Reviewed for The Reviews Hub:
Musical theatre performers who want to put together a cabaret often struggle to come up with a theme for their show. For pianist and musical arranger Kris Rawlinson, the theme seems simple: bring together a group of singer friends, and give them songs that suit them.
Such simplicity does at times have a tendency to skew towards the predictable. Thankfully, the obligatory Jason Robert Brown song (The Last Five Years’I’m Still Hurting) is dispensed with at the top of the show, sung beautifully by Gloria Onitiri, accompanied by Rawlinson on piano and Natalie Hancock on cello, who is a presence throughout and brings depths to several of Rawlinson’s arrangements.
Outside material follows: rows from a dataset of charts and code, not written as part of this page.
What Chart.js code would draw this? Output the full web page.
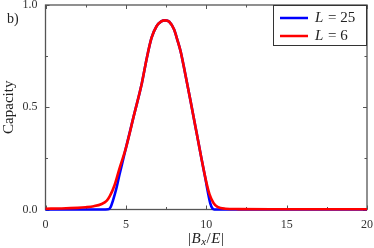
<!DOCTYPE html>
<html lang="en">
<head>
    <meta charset="UTF-8">
    <title>Capacity vs |Bx/E|</title>
    <script src="https://cdn.jsdelivr.net/npm/chart.js"></script>
    <style>
        html, body { margin: 0; padding: 0; background: #fff; }
        #wrap { width: 374px; height: 248px; position: relative; }
    </style>
</head>
<body>
<div id="wrap"><canvas id="capChart"></canvas></div>
<script>
// values
const xL25 = [0, 2, 3.5, 3.9, 4.05, 4.2, 4.4, 4.6, 4.8, 5.0, 5.5, 6.0, 6.3, 6.6, 6.9, 7.2, 7.45, 7.7, 8.0, 8.2, 8.4, 8.6, 9.0, 9.4, 9.7, 9.95, 10.1, 10.25, 10.38, 10.5, 12, 20];
const yL25 = [0, 0, 0, 0.001, 0.012, 0.045, 0.1, 0.17, 0.235, 0.3, 0.46, 0.62, 0.74, 0.84, 0.895, 0.92, 0.925, 0.918, 0.88, 0.83, 0.775, 0.7, 0.54, 0.375, 0.25, 0.15, 0.085, 0.03, 0.006, 0, 0, 0];

const xL6 = [0, 1, 2, 2.5, 3.0, 3.5, 3.8, 4.0, 4.3, 4.6, 5.0, 5.5, 6.0, 6.3, 6.6, 6.9, 7.2, 7.45, 7.7, 8.0, 8.2, 8.4, 8.6, 9.0, 9.4, 9.7, 10.0, 10.2, 10.45, 10.7, 11.2, 12, 14, 20];
const yL6 = [0.004, 0.005, 0.008, 0.011, 0.016, 0.027, 0.042, 0.065, 0.12, 0.2, 0.3, 0.46, 0.62, 0.74, 0.84, 0.895, 0.92, 0.925, 0.918, 0.88, 0.83, 0.775, 0.7, 0.54, 0.375, 0.25, 0.135, 0.075, 0.032, 0.013, 0.004, 0.002, 0.001, 0.001];

const seriesLabels = ['25', '6'];
const seriesColors = ['#0000ff', '#ff0000'];
const xTicks = [0, 5, 10, 15, 20];
const yTicks = [0, 0.5, 1.0];

function pts(xs, ys) {
    return xs.map((x, i) => ({ x: x, y: ys[i] }));
}

const serif = '"Liberation Serif", "DejaVu Serif", serif';
const axisColor = '#555';

// frame with inward ticks, drawn under the curves
const framePlugin = {
    id: 'frame',
    beforeDatasetsDraw(chart) {
        const ctx = chart.ctx;
        const a = chart.chartArea;
        const xs = chart.scales.x, ys = chart.scales.y;
        ctx.save();
        ctx.strokeStyle = axisColor;
        ctx.lineWidth = 1.3;
        ctx.strokeRect(a.left, a.top, a.right - a.left, a.bottom - a.top);
        ctx.lineWidth = 1;
        for (let v = 0; v <= 20; v += 2.5) {
            const px = Math.round(xs.getPixelForValue(v)) + 0.5;
            const len = (v % 5 === 0) ? 4 : 2.5;
            ctx.beginPath();
            ctx.moveTo(px, a.bottom); ctx.lineTo(px, a.bottom - len);
            ctx.moveTo(px, a.top); ctx.lineTo(px, a.top + len);
            ctx.stroke();
        }
        for (let v = 0; v <= 1.0001; v += 0.25) {
            const py = Math.round(ys.getPixelForValue(v)) + 0.5;
            const len = (Math.abs(v * 2 - Math.round(v * 2)) < 1e-6) ? 4 : 2.5;
            ctx.beginPath();
            ctx.moveTo(a.left, py); ctx.lineTo(a.left + len, py);
            ctx.moveTo(a.right, py); ctx.lineTo(a.right - len, py);
            ctx.stroke();
        }
        ctx.restore();
    },
    afterDraw(chart) {
        const ctx = chart.ctx;
        const a = chart.chartArea;
        ctx.save();
        ctx.fillStyle = '#222';
        ctx.textBaseline = 'middle';

        // panel label
        ctx.font = '14px ' + serif;
        ctx.textAlign = 'left';
        ctx.fillText('b)', 7, 19);

        // y title
        ctx.save();
        ctx.translate(9, (a.top + a.bottom) / 2);
        ctx.rotate(-Math.PI / 2);
        ctx.textAlign = 'center';
        ctx.font = '15px ' + serif;
        ctx.fillText('Capacity', 0, 0);
        ctx.restore();

        // x title |B_x/E|
        const parts = [
            ['|', '15px ' + serif, 0],
            ['B', 'italic 15px ' + serif, 0],
            ['x', 'italic 11px ' + serif, 3],
            ['/', '15px ' + serif, 0],
            ['E', 'italic 15px ' + serif, 0],
            ['|', '15px ' + serif, 0]
        ];
        let total = 0;
        parts.forEach(p => { ctx.font = p[1]; total += ctx.measureText(p[0]).width + 0.5; });
        let x = (a.left + a.right) / 2 - total / 2;
        ctx.textAlign = 'left';
        parts.forEach(p => {
            ctx.font = p[1];
            ctx.fillText(p[0], x, 239 + p[2]);
            x += ctx.measureText(p[0]).width + 0.5;
        });

        // legend box
        const bx = 273, by = a.top, bw = a.right - 273, bh = 41;
        ctx.fillStyle = '#fff';
        ctx.fillRect(bx, by, bw, bh);
        ctx.strokeStyle = '#333';
        ctx.lineWidth = 1;
        ctx.strokeRect(bx + 0.5, by + 0.5, bw - 1, bh - 1);
        seriesLabels.forEach((lab, i) => {
            const ly = by + 13 + i * 18;
            ctx.strokeStyle = seriesColors[i];
            ctx.lineWidth = 2.5;
            ctx.beginPath();
            ctx.moveTo(280, ly); ctx.lineTo(308, ly);
            ctx.stroke();
            ctx.fillStyle = '#222';
            ctx.font = 'italic 15px ' + serif;
            ctx.fillText('L', 315, ly);
            const w = ctx.measureText('L').width;
            ctx.font = '15px ' + serif;
            ctx.fillText(' = ' + lab, 315 + w + 1, ly);
        });
        ctx.restore();
    }
};

const config = {
    type: 'line',
    data: {
        datasets: [
            {
                label: 'L = ' + seriesLabels[0],
                data: pts(xL25, yL25),
                borderColor: seriesColors[0],
                borderWidth: 2.6,
                pointRadius: 0,
                cubicInterpolationMode: 'monotone',
                clip: 4,
                order: 1
            },
            {
                label: 'L = ' + seriesLabels[1],
                data: pts(xL6, yL6),
                borderColor: seriesColors[1],
                borderWidth: 2.6,
                pointRadius: 0,
                cubicInterpolationMode: 'monotone',
                clip: 4,
                order: 0
            }
        ]
    },
    options: {
        responsive: true,
        maintainAspectRatio: false,
        animation: false,
        layout: { padding: { top: 5, right: 7, left: 0, bottom: 0 } },
        plugins: { legend: { display: false }, tooltip: { enabled: false } },
        scales: {
            x: {
                type: 'linear',
                min: 0, max: 20,
                grid: { display: false, drawTicks: false },
                border: { display: false },
                afterBuildTicks(s) { s.ticks = xTicks.map(v => ({ value: v })); },
                afterFit(s) { s.height = 38.5; s.paddingLeft = 0; s.paddingRight = 0; },
                ticks: {
                    padding: 8,
                    color: '#333',
                    maxRotation: 0,
                    font: { family: serif, size: 12 },
                    callback: v => String(v)
                }
            },
            y: {
                min: 0, max: 1,
                grid: { display: false, drawTicks: false },
                border: { display: false },
                afterBuildTicks(s) { s.ticks = yTicks.map(v => ({ value: v })); },
                afterFit(s) { s.width = 45.5; s.paddingTop = 0; s.paddingBottom = 0; },
                ticks: {
                    padding: 8,
                    color: '#333',
                    font: { family: serif, size: 12 },
                    callback: v => v.toFixed(1)
                }
            }
        }
    },
    plugins: [framePlugin]
};

new Chart(document.getElementById('capChart'), config);
</script>
</body>
</html>
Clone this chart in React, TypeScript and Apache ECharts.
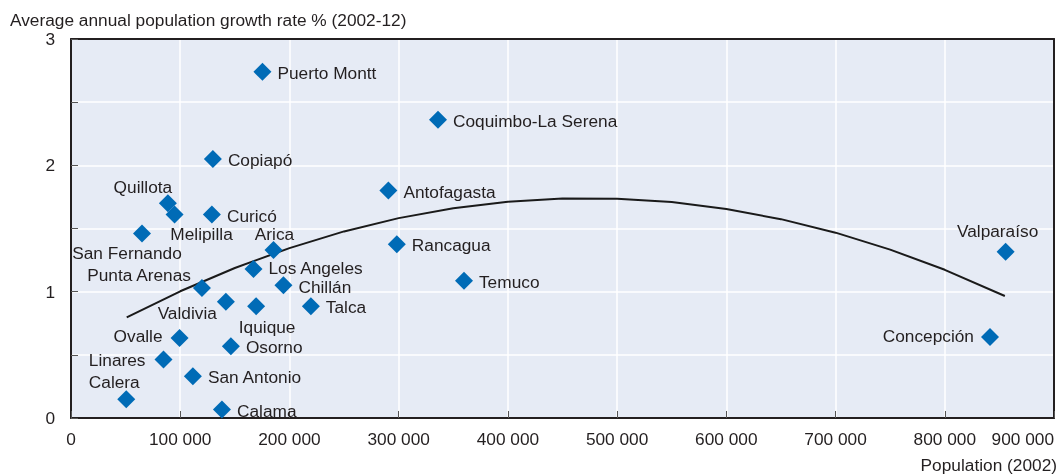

The first act of Rawlinson’s set is largely conventional in terms of cabaret numbers by young performers. Kayleigh McKnight’s rendition of Jonathan Reid Gealt’s I Am Yours is the first of thankfully several appearances by this performer, while Ambra Caserotti delivers Nothing Stops Another Day from Ghost: the Musical with a touching clarity.
But it is where the saccharine is left behind, and the musical genre’s comedic potential is touched upon, that both Rawlinson and his singers really blossom. From Adam Gwon’s blisteringly comic Fine from his musical Ordinary Days – a tale of a bickering couple played by real-life duo Sam Lupton and Katherine Moraz – to McKnight’s return as a crossword addict who fights with her partner as she struggles to complete the New York Times puzzle, and Alexandra Da Silva’s Screw Loose from the musical Cry-Baby, the fun that these people are having performing with each other shines through.
A similar mix of ballads and comedy songs is present in the second act, although it feels slightly looser and more relaxed, allowing the comic numbers to work even better. Dominant are two unusual arrangements of classic songs – something that Rawlinson, whose West End Switched Off acoustic arrangements specialise in finding new takes on recognisable tunes, has plenty of experience with. Onitiri, an alumna of Whitney Houston musical The Bodyguard delights with a slow, soulful version of Houston’s dance number How Will I Know, while Lupton and Moraz’s rendition of Frozen’s ‘Do You Want to Build a Snowman’ as a fiery tango is a hilariously inappropriate reading.
Between songs, Rawlinson’s patter is unpolished – sometimes delightfully so, as at several points he seems to criticise musicals from which we later hear several numbers. It also comes with a refreshing sense of modesty, with a man uncomfortable singing his own praises and looking embarrassed when his performer friends talk about his finer qualities. And after a final trio of great performances – Da Silva’s Calm from Ordinary Days, Lupton’s raucous rendition of Alexander Bermange’s I’m in Love, an ode to a sex toy, and a final barnstorming performance of Let it Go by Jodie Steele – Rawlinson is content to let his guests take their bows, before slinking off without taking his own, well deserved, praise.